**SOURCE DATA:**
--

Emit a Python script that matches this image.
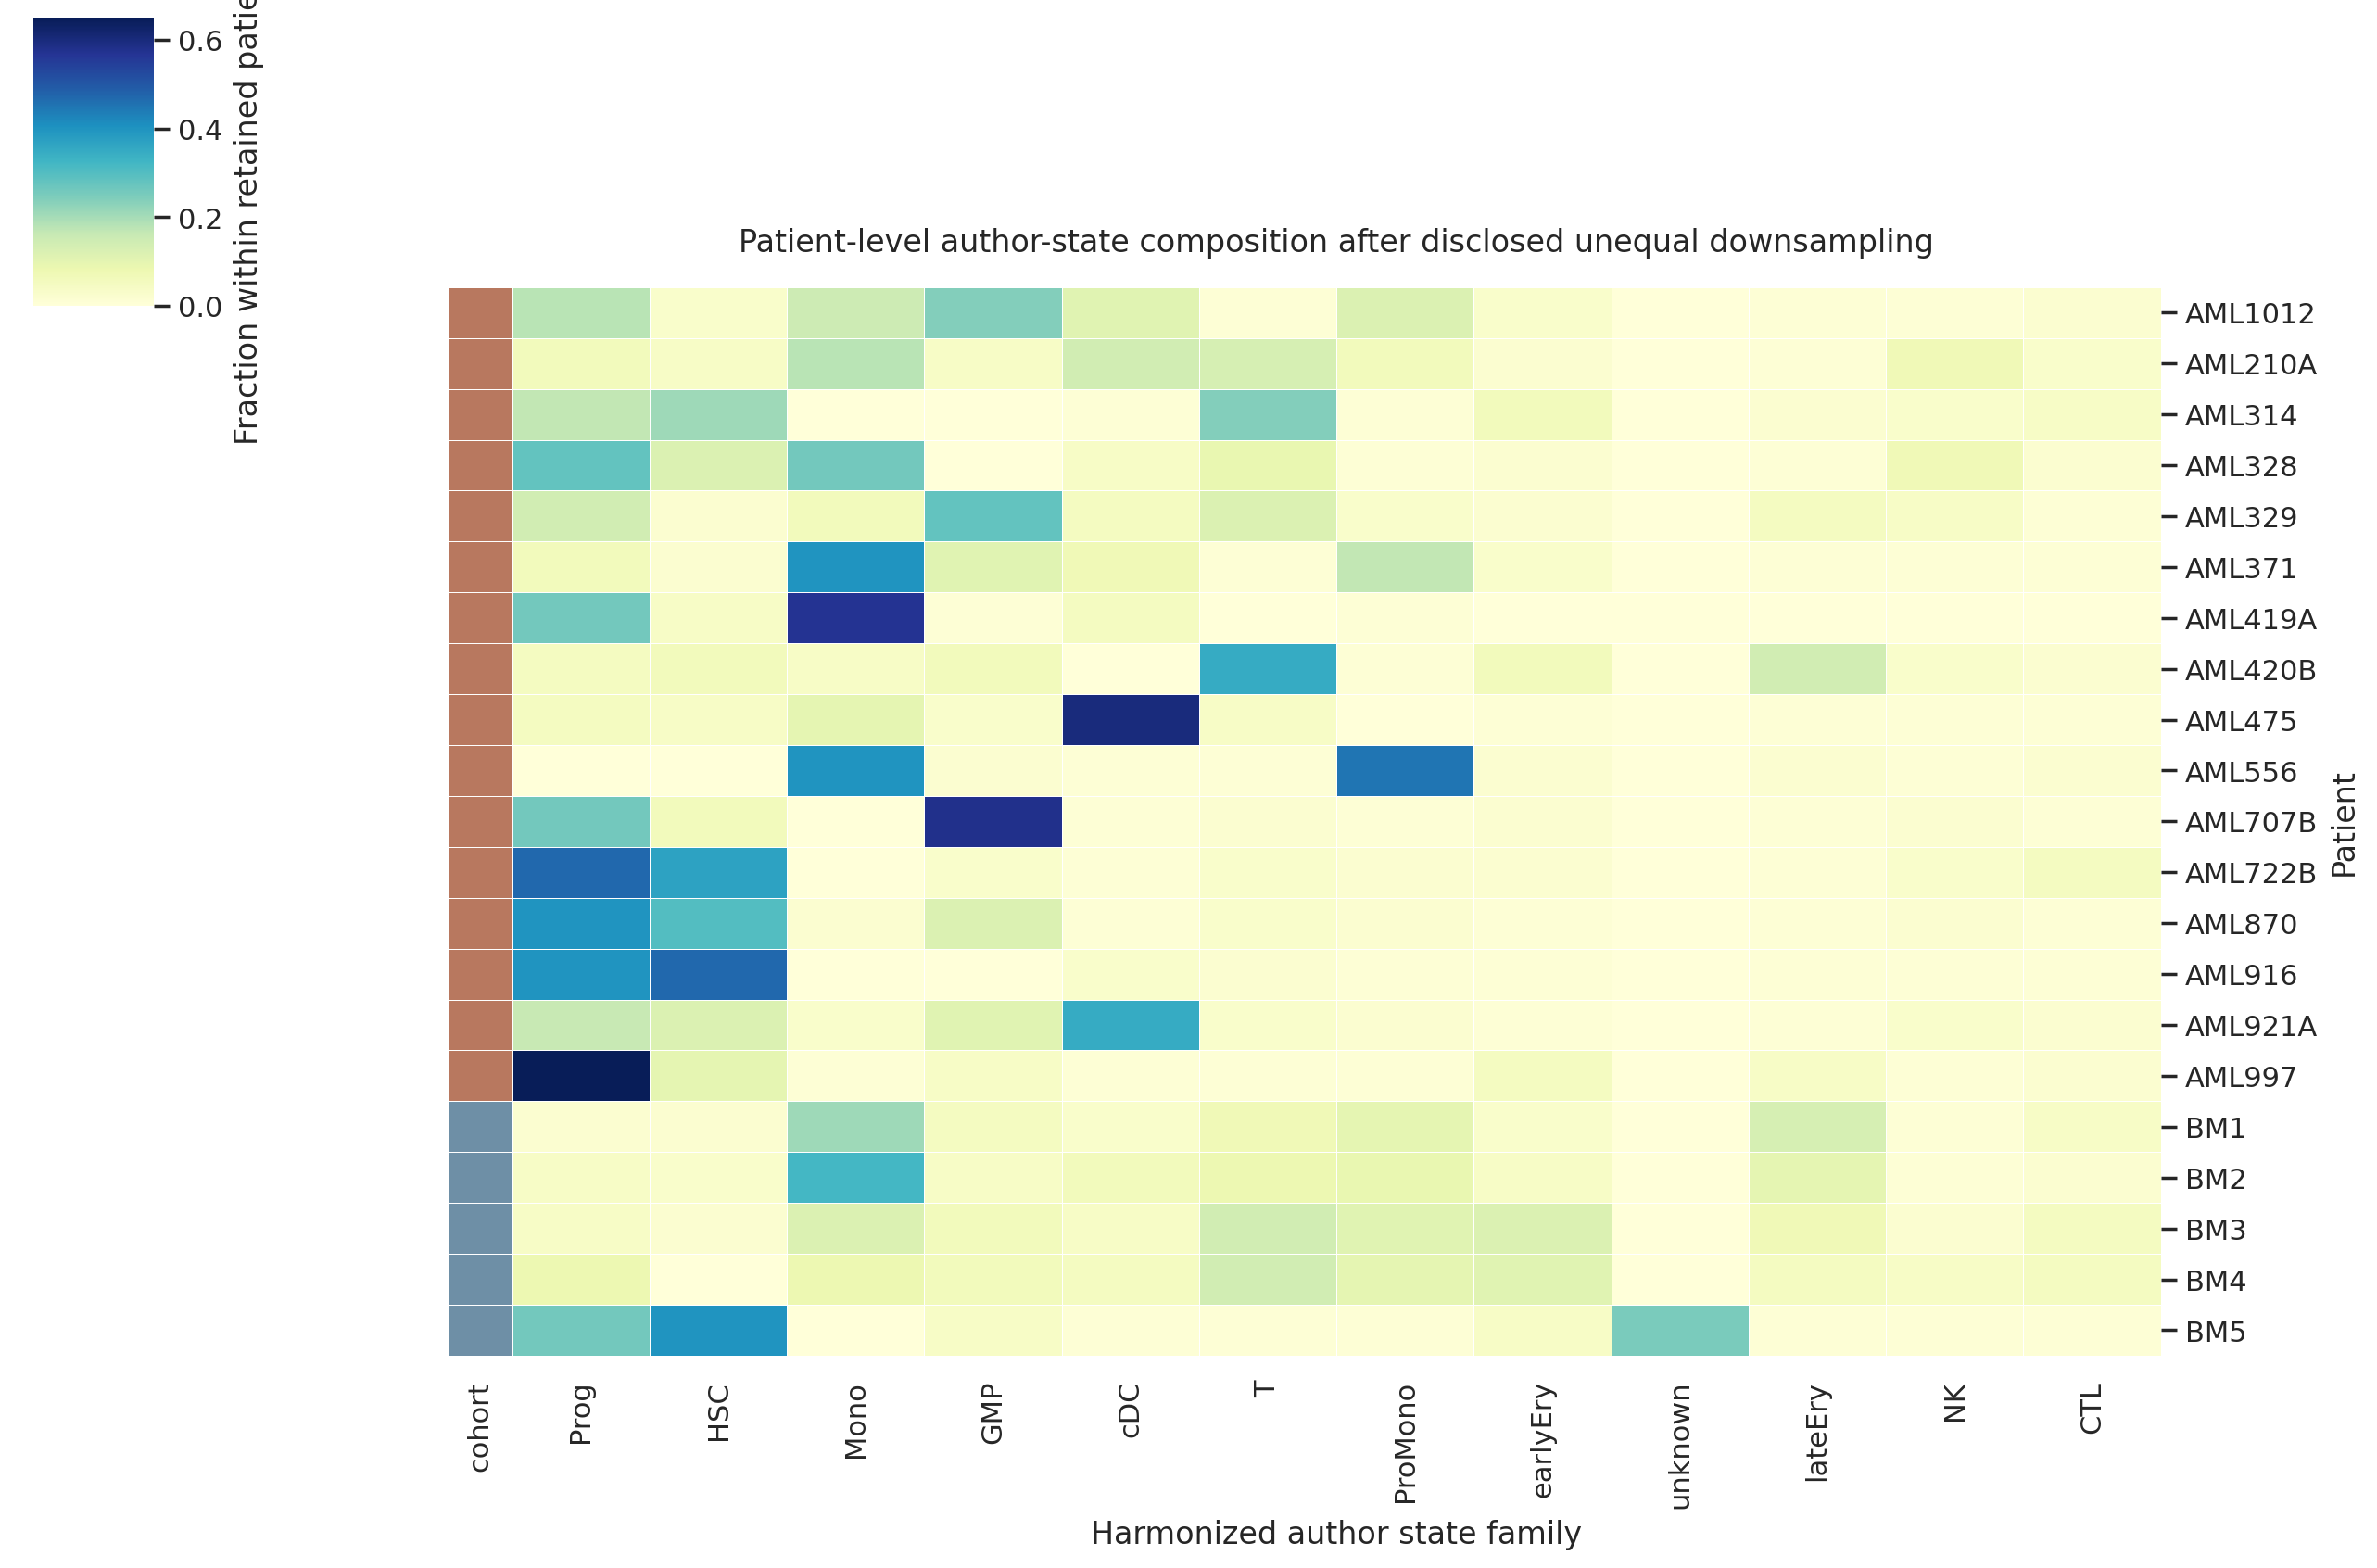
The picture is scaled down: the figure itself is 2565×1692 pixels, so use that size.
import numpy as np, pandas as pd, seaborn as sns, matplotlib
matplotlib.use("Agg")
import matplotlib.pyplot as plt

patients = ["AML1012","AML210A","AML314","AML328","AML329","AML371","AML419A","AML420B","AML475","AML556",
            "AML707B","AML722B","AML870","AML916","AML921A","AML997","BM1","BM2","BM3","BM4","BM5"]
states = ["Prog","HSC","Mono","GMP","cDC","T","ProMono","earlyEry","unknown","lateEry","NK","CTL"]
values = [
 [.18,.03,.15,.24,.11,.01,.12,.03,0,.01,.01,.02],
 [.06,.04,.18,.04,.14,.13,.06,.02,0,.01,.07,.03],
 [.17,.21,0,0,.01,.24,.01,.06,0,.02,.03,.04],
 [.28,.12,.26,0,.04,.09,.01,.02,0,.01,.07,.02],
 [.14,.02,.06,.28,.05,.12,.03,.02,0,.05,.04,.01],
 [.06,.02,.40,.11,.07,.01,.17,.03,0,.01,.01,.01],
 [.26,.04,.57,.01,.05,0,.01,0,0,0,0,0],
 [.05,.06,.04,.06,0,.35,.01,.06,0,.14,.03,.02],
 [.05,.04,.10,.03,.60,.04,0,.01,0,.01,.01,.01],
 [0,0,.40,.02,.01,.01,.45,.02,0,.02,.01,.02],
 [.26,.06,0,.58,.01,.02,.01,.02,0,.01,.02,.01],
 [.47,.37,0,.03,.01,.03,.02,.02,0,.01,.03,.05],
 [.40,.30,.02,.12,.01,.03,.02,.01,0,.01,.02,.01],
 [.40,.47,0,0,.03,.02,.01,.01,0,.01,.01,.01],
 [.16,.12,.03,.11,.35,.03,.02,.01,0,.01,.03,.02],
 [.65,.10,.01,.04,.01,.01,.01,.05,0,.04,.01,.02],
 [.02,.02,.21,.05,.03,.07,.10,.03,0,.13,.01,.04],
 [.04,.03,.32,.04,.06,.08,.09,.04,0,.10,.01,.02],
 [.04,.02,.12,.06,.04,.14,.11,.12,0,.07,.02,.05],
 [.08,0,.08,.06,.05,.14,.10,.11,0,.05,.04,.05],
 [.26,.40,0,.04,.01,.01,.01,.04,.25,.01,.01,.01],
]
cohort_colors = {"AML":"#b8785f","BM":"#6e8fa6"}

sns.set_theme(style="white")
df = pd.DataFrame(values, index=pd.Index(patients, name="Patient"),
                  columns=pd.Index(states, name="Harmonized author state family"))
rc = pd.Series([cohort_colors["BM" if p.startswith("BM") else "AML"] for p in patients],
               index=patients, name="cohort")
g = sns.clustermap(df, row_cluster=False, col_cluster=False, row_colors=rc, cmap="YlGnBu",
                   vmin=0, vmax=0.65, linewidths=0.3, linecolor="white",
                   figsize=(13, 8.63), cbar_kws={"label":"Fraction within retained patient cells"})
g.ax_heatmap.set_title("Patient-level author-state composition after disclosed unequal downsampling", pad=14)
g.ax_heatmap.tick_params(axis="y", rotation=0)
g.savefig("out.png", dpi=200)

--

**EXERCISE DESCRIPTION:** Which lines contain the word "that"? Copy each of them.

**WRITTEN SOLUTION:**
Emit a Python script that matches this image.
The picture is scaled down: the figure itself is 2565×1692 pixels, so use that size.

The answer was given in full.